- _Your task_
Say how many lines of the material below contain the word "this", with no other words.

--- Input records ---

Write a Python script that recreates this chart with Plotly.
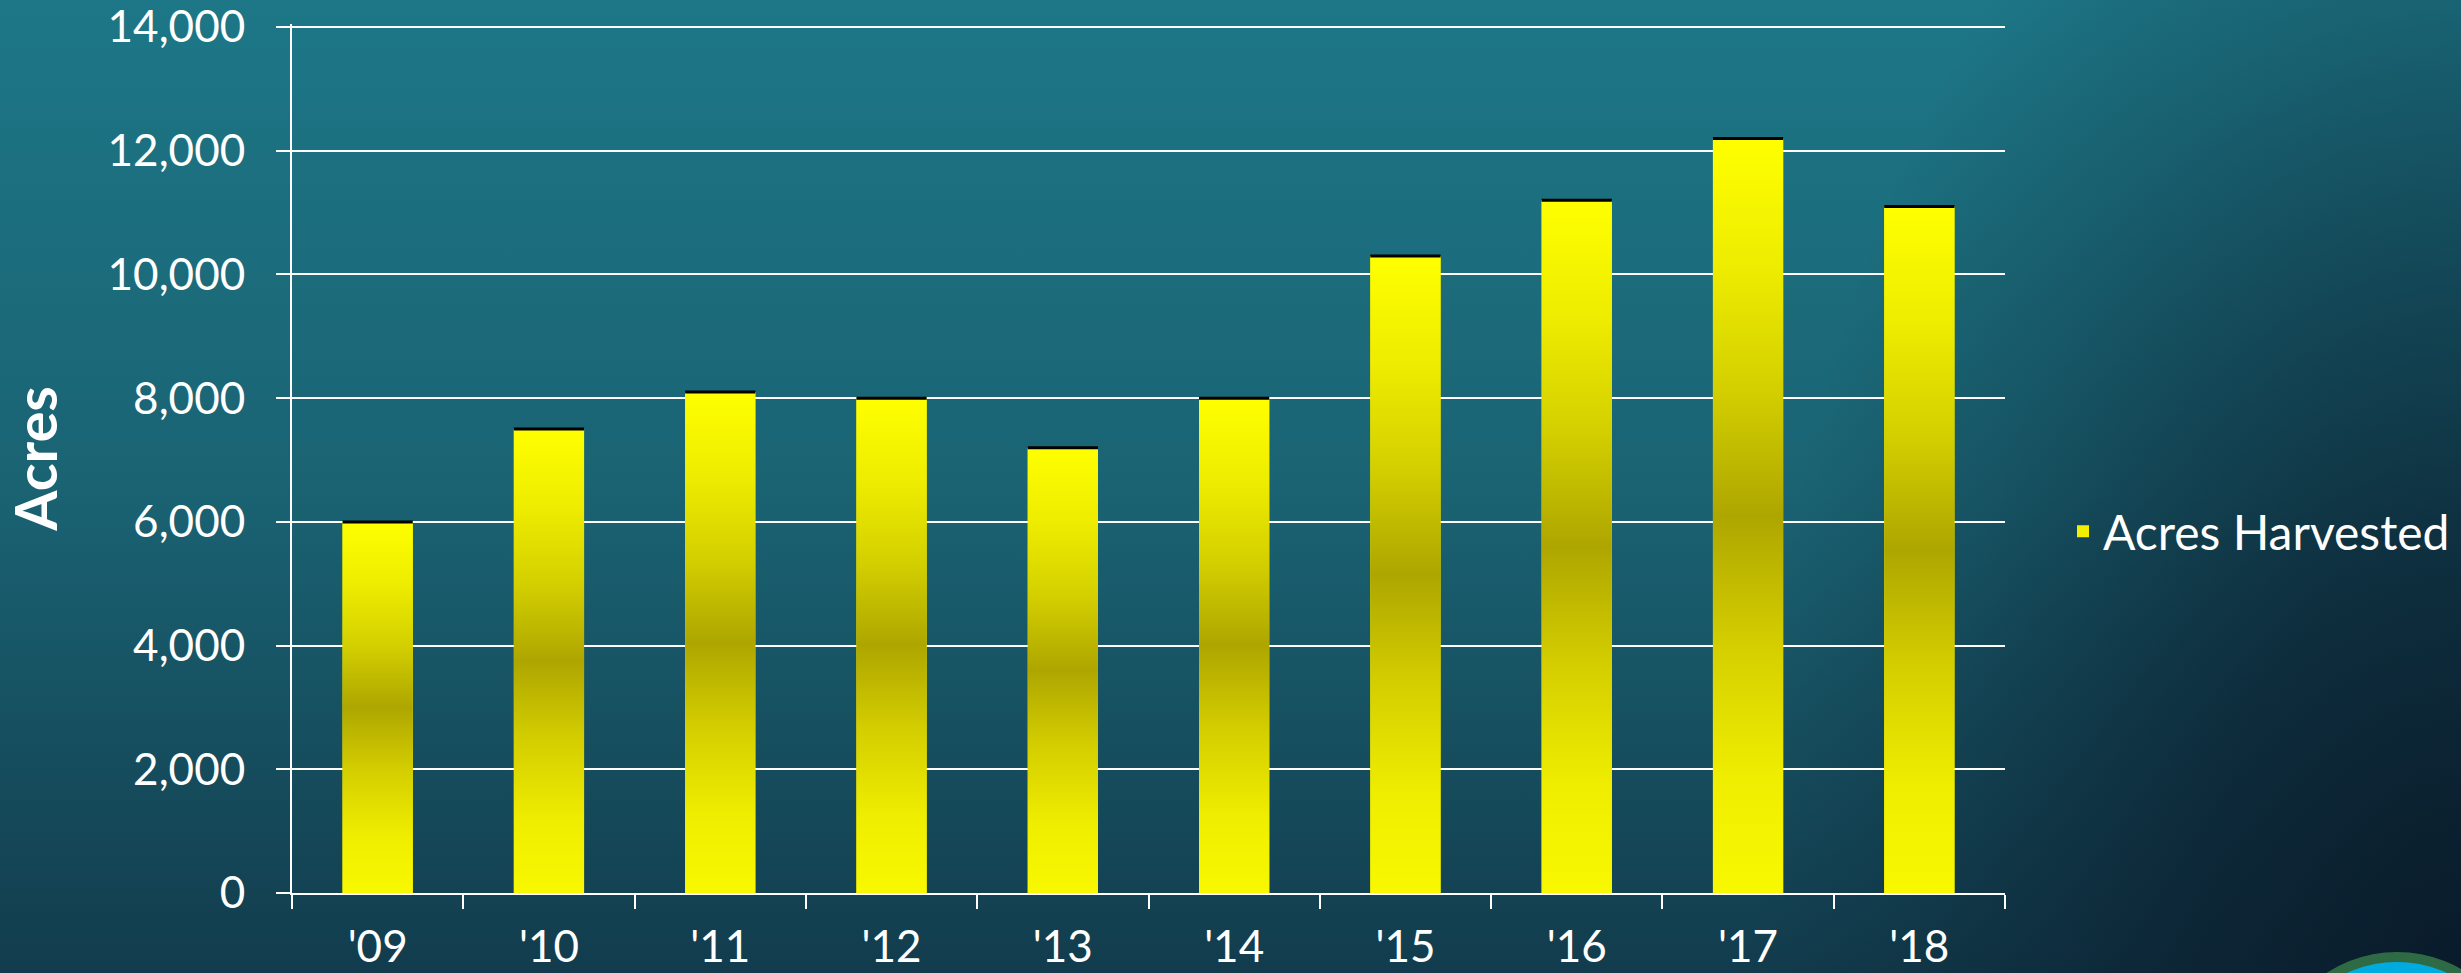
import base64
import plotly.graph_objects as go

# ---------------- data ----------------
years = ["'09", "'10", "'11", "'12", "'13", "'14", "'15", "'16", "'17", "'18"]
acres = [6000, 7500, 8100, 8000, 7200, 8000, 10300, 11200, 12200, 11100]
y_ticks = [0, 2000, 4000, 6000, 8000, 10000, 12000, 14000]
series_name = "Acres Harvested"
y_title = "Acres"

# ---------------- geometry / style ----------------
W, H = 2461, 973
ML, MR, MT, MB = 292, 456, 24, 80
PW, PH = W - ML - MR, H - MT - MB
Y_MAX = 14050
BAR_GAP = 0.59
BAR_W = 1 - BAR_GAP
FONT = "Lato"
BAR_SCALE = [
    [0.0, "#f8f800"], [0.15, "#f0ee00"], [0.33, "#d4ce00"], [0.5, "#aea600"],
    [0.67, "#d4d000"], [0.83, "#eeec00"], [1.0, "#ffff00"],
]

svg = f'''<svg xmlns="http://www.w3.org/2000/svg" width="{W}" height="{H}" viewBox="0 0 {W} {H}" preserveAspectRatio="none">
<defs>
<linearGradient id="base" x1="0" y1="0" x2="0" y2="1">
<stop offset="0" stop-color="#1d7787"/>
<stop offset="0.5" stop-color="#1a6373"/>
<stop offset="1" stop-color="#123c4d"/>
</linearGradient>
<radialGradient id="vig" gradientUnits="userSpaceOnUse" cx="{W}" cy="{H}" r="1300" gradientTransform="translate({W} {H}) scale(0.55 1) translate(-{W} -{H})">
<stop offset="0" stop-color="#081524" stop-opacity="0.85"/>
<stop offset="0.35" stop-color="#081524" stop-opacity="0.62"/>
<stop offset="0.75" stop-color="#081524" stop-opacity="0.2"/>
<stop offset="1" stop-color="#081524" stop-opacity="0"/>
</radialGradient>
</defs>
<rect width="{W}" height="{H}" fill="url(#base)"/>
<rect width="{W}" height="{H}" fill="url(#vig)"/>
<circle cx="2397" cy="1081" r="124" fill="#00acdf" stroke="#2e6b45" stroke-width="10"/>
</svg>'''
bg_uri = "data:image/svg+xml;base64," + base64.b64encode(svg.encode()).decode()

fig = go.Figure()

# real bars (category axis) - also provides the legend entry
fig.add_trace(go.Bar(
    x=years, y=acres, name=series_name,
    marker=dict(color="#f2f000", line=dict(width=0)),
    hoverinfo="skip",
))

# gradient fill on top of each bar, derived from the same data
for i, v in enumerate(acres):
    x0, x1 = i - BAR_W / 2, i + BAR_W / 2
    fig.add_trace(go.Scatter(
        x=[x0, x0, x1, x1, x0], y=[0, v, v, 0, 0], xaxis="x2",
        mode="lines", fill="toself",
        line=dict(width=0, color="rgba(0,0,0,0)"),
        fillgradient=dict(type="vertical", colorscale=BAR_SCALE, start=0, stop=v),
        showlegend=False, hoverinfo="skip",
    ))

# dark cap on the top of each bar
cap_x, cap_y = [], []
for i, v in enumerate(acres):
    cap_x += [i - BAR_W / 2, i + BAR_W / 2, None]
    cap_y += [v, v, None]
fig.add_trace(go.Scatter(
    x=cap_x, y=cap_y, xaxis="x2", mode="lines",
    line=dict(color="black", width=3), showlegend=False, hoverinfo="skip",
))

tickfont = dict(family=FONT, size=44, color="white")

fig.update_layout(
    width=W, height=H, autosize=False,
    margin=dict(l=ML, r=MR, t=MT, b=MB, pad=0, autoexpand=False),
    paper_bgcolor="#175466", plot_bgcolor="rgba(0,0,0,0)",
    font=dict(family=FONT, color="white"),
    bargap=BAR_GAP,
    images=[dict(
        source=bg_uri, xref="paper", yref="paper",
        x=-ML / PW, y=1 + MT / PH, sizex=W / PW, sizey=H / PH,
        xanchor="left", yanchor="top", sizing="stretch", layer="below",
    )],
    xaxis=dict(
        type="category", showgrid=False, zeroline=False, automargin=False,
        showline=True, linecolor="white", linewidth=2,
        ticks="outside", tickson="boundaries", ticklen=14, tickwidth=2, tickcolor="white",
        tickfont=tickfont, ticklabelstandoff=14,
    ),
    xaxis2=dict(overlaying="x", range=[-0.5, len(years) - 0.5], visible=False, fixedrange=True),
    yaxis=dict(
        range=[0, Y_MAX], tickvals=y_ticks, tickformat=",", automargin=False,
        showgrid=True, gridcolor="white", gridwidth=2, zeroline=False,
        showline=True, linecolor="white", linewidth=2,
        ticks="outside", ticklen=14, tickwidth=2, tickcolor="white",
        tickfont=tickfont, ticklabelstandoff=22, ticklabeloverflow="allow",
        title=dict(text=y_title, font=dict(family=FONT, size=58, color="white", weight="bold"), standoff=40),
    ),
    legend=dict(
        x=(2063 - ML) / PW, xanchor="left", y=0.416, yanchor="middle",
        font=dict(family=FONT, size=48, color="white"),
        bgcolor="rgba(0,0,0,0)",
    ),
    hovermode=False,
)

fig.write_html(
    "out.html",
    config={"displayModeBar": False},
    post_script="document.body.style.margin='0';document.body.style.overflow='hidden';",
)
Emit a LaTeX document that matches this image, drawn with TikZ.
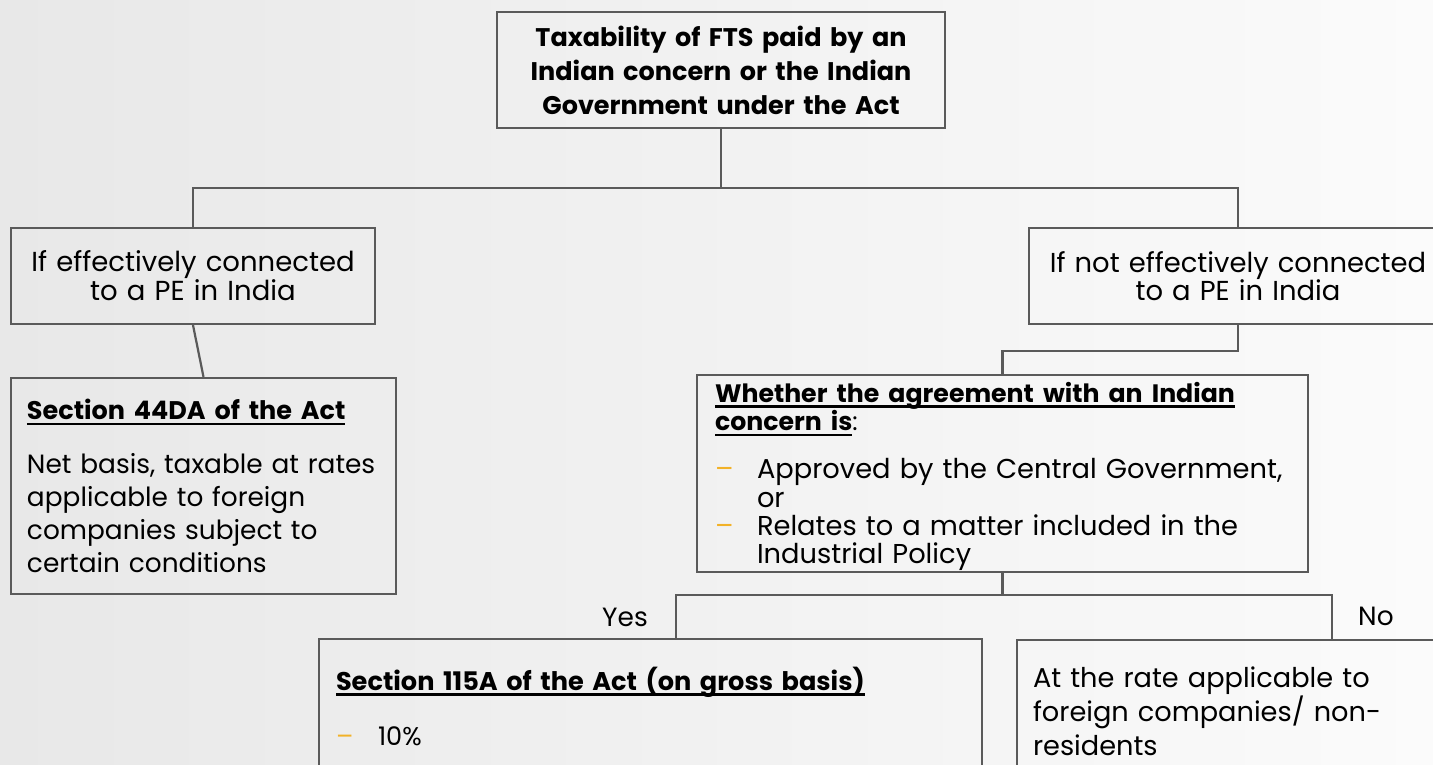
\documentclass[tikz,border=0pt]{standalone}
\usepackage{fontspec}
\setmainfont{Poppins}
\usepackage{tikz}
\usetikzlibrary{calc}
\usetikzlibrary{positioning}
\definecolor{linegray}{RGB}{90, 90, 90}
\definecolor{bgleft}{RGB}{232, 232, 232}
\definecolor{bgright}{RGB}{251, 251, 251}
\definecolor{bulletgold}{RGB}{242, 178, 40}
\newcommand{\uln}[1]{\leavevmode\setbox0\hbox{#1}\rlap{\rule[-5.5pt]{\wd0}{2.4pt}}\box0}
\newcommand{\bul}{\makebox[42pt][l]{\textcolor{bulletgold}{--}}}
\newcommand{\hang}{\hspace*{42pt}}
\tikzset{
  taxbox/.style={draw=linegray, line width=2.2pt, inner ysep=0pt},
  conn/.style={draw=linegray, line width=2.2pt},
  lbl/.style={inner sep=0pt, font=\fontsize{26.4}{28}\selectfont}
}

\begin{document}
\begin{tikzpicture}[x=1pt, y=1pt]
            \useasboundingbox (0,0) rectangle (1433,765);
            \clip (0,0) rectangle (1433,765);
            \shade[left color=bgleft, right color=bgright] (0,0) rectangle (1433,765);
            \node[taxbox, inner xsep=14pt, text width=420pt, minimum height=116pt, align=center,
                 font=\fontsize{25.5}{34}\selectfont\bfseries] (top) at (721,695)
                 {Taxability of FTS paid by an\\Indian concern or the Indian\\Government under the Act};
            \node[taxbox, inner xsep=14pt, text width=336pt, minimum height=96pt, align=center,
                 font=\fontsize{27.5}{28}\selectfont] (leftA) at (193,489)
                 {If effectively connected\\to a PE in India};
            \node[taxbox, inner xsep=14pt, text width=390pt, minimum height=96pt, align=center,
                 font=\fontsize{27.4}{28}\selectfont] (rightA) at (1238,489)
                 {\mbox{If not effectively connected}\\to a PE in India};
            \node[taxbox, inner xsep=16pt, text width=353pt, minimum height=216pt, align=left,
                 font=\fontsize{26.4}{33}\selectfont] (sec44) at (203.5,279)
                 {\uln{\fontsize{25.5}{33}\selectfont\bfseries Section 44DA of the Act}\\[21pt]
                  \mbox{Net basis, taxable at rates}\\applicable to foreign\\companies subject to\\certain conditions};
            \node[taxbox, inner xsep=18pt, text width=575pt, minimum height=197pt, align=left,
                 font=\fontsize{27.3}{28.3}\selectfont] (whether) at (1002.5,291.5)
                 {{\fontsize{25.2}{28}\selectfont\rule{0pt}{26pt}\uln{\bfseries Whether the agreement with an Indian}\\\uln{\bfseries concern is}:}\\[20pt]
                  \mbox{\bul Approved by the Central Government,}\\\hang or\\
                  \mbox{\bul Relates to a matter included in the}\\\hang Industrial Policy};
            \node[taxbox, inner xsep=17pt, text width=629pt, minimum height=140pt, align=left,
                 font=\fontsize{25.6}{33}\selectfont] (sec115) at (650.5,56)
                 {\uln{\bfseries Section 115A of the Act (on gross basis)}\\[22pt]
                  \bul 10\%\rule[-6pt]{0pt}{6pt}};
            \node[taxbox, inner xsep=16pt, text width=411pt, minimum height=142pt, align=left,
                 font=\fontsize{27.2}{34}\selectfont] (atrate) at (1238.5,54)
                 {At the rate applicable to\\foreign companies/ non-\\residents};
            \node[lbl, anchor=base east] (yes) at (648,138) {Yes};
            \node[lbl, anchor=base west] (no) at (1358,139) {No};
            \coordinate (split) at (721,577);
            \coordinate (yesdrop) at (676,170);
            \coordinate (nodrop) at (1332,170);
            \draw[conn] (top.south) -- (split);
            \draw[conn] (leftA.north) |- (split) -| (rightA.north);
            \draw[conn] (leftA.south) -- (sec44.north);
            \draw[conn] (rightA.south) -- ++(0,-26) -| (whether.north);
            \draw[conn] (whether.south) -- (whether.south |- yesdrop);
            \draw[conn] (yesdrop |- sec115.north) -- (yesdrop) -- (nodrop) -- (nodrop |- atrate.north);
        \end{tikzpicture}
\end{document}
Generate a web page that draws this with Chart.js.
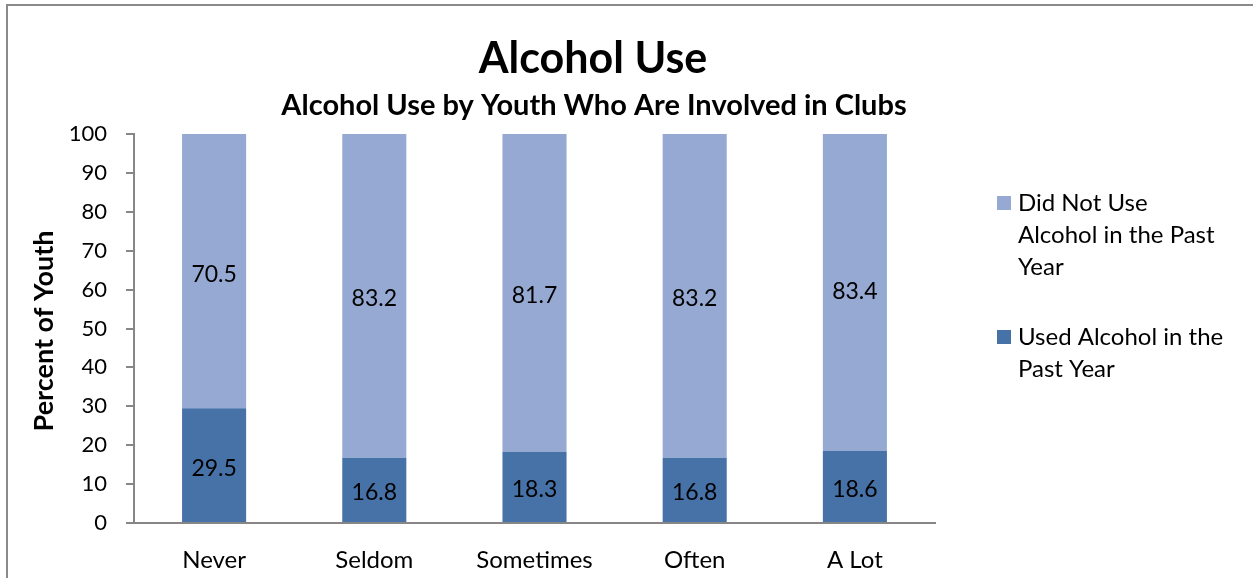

---

- _Written answer_
3